Lens 1 dx1: True = 0.012 mm, Predicted = -0.008 mm
Lens 1 dy1: True = 0.081 mm, Predicted = 0.072 mm
Lens 1 dz1: True = -0.080 mm, Predicted = -0.076 mm
Lens 2 dx2: True = 0.380 mm, Predicted = 0.368 mm
Lens 2 dy2: True = -0.135 mm, Predicted = -0.138 mm
Lens 2 dz2: True = 0.353 mm, Predicted = 0.365 mm
Lens 3 dx3: True = -0.045 mm, Predicted = -0.064 mm
Lens 3 dy3: True = -0.389 mm, Predicted = -0.378 mm
Lens 3 dz3: True = -0.474 mm, Predicted = -0.436 mm

[18]:

plt.figure(figsize=(10, 6))
plt.scatter(y_new_true, y_new_pred, alpha=0.7, edgecolors='k')
plt.plot([-0.5, 0.5], [-0.5, 0.5], 'r--', label='Ideal Prediction')
plt.xlabel("True Values")
plt.ylabel("Predicted Values")
plt.title(f"{best_model_name} Predictions on New Data")
plt.legend()
plt.grid()
plt.show()

../_images/examples_Tutorial_9f_Predicting_Physical_Lens_Misalignments_from_Spot_Diagrams_24_0.png

Conclusions

This notebook demonstrates how regression models can predict lens misalignments of a Cooke triplet using Zernike coefficients as inputs.

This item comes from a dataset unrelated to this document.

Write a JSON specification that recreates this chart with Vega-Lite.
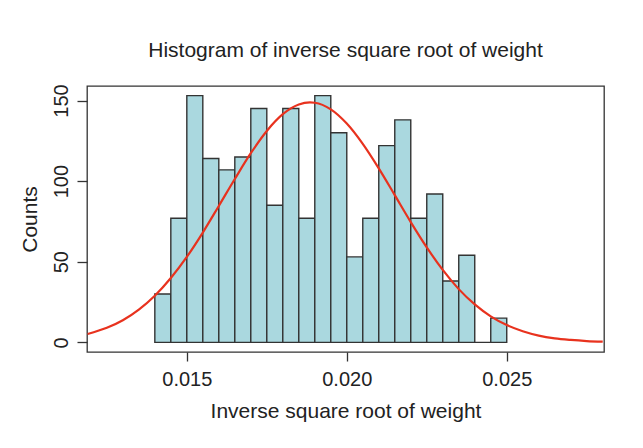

By comparing models, validating performance, and testing on new data, we achieve a robust understanding of the problem and (one possible) solution.

Key takeaways: 1. Wavefront data encoded as Zernike coefficients can effectively predict lens misalignments. 2. For this problem, Ridge regression significantly outperforms both Random Forests and a MLP. This shows that more complex models are not always the best option and that linear models often are the best approach.